Yesterday my old friend Jimmy Playfield found a motivational poster on the wall beside his desk. Usually it is quite hard to find a motivational poster that is not lame or, worse, demotivational. And the motto on the wall was quite belonging to the latter. An ancient Chinese proverb quoted: “The person who says that it cannot be done should not interrupt the person doing it”. The intent, possibly, was to celebrate those who, despite of the adverse situation and the common sense, heroically work against all odds to achieve what is normally considered impossible.

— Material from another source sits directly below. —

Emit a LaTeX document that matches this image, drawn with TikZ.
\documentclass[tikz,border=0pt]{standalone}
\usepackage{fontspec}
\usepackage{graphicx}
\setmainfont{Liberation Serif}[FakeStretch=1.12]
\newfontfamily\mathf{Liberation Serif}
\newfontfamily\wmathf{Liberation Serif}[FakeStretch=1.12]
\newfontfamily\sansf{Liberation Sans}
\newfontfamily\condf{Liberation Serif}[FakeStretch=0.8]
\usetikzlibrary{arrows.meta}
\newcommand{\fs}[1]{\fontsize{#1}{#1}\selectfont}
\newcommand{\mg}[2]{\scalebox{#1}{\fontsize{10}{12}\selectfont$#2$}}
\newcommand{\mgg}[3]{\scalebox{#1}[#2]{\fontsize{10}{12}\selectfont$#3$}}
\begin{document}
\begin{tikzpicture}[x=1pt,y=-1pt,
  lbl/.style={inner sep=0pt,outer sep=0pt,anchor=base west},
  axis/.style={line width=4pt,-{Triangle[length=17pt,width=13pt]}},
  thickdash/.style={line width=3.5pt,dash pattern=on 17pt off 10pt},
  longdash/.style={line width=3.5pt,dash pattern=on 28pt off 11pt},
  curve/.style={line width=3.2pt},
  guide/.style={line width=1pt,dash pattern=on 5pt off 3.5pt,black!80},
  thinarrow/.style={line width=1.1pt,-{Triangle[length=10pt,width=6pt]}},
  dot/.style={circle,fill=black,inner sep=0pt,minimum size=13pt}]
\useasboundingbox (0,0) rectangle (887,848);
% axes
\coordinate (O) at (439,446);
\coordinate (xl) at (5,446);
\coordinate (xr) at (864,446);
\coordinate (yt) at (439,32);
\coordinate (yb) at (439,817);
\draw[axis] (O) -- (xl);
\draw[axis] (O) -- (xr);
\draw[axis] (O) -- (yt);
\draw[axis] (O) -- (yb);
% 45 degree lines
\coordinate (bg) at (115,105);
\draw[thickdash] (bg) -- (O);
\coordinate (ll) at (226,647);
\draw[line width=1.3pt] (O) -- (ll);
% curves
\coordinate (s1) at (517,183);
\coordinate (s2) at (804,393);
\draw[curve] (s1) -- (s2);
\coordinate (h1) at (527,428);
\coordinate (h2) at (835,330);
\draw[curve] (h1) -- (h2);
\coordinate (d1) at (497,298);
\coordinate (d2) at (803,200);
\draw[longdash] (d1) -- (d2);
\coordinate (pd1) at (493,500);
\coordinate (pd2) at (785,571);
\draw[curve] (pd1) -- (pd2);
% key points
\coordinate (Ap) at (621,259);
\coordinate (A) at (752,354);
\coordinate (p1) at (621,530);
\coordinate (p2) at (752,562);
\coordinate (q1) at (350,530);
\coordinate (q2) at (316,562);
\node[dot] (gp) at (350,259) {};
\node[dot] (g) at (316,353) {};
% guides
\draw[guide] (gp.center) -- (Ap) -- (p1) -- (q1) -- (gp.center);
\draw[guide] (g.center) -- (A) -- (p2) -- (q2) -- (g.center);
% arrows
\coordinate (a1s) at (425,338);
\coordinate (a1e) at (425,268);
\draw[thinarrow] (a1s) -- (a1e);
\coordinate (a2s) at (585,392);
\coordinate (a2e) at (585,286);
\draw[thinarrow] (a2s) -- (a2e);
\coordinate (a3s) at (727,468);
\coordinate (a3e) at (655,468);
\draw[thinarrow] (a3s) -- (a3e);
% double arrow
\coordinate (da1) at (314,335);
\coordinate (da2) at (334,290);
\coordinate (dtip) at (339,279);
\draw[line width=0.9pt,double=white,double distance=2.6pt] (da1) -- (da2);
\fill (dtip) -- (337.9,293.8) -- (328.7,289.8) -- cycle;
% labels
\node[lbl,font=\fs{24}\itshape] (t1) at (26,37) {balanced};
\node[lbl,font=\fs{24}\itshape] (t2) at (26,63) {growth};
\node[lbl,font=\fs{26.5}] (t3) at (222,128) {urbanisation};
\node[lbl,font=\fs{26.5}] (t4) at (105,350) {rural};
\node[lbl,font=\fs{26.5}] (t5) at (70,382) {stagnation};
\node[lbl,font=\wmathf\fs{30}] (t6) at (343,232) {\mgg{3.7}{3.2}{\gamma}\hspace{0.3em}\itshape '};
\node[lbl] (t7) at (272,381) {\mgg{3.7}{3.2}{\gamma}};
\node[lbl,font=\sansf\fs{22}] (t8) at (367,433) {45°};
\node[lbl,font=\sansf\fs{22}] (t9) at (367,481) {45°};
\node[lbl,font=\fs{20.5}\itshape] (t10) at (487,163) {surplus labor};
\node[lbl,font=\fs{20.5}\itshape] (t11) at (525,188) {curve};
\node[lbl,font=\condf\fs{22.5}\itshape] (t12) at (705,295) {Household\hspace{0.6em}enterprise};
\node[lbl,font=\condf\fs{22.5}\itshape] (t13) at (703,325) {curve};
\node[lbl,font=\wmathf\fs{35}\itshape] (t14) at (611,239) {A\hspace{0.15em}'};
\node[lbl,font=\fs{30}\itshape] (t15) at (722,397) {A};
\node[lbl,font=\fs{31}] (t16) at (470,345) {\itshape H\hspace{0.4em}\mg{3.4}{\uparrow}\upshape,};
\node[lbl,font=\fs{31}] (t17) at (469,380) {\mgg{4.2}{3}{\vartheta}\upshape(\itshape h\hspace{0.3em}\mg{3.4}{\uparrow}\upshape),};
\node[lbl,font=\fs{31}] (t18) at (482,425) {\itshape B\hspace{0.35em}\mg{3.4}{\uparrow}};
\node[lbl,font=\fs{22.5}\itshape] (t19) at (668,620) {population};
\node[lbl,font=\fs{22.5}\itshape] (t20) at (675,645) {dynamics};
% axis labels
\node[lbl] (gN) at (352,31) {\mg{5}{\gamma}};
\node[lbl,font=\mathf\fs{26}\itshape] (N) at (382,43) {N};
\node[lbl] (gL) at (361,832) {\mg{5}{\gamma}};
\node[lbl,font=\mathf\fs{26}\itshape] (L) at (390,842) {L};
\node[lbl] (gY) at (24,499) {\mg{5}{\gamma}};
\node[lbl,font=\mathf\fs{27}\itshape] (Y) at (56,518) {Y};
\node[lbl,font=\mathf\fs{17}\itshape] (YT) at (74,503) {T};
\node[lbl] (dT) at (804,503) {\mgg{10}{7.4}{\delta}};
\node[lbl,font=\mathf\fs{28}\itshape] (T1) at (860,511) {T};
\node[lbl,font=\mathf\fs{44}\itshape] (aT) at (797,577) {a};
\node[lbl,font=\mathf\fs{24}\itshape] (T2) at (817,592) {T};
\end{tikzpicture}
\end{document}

Unfortunately reality is quite different. As that famous singer optimistically sang – One among thousand makes it. That sounds like a more accurate estimation for those trying to attain the impossible. And likely, I would add, that one is the person who benefits from advice and help from friends and co-workers.
Human kind didn’t reach the moon just because someone was kept away from those who said it wasn’t possible. To achieve the impossible you need a great team fully informed on why and how your goal is considered impossible. Usually great management and plenty of resource is helpful, too.
Just reminding a lesson at the University. The teacher, made this example: “Microsoft, in the search for new features to add to their compilers line may find that adding non termination detection would be great. Imagine, you write the code and the compiler tells you that no way, under these condition, your code will hang forever in some hidden loop. Wouldn’t it be really helpful? But this is not possible and it has been proved by Turing”. But… According to the motivational post, no one would be expected to tell the marketing and the poor programmer that volunteered for implementing the feature, that no matter how hard he tries, that feature is simply not possible (at least on Turing machine equivalents).
So that motivational sentence is basically against team work, informed decisions, information sharing, risk management.
A witty saying doesn’t prove anything [Voltaire], but sometimes it is just detrimental.
Well, I was about to close here, but I just read another quote by Voltaire: “Anything too stupid to be said is sung.” Well… that makes a good confrontation between Morandi and Voltaire.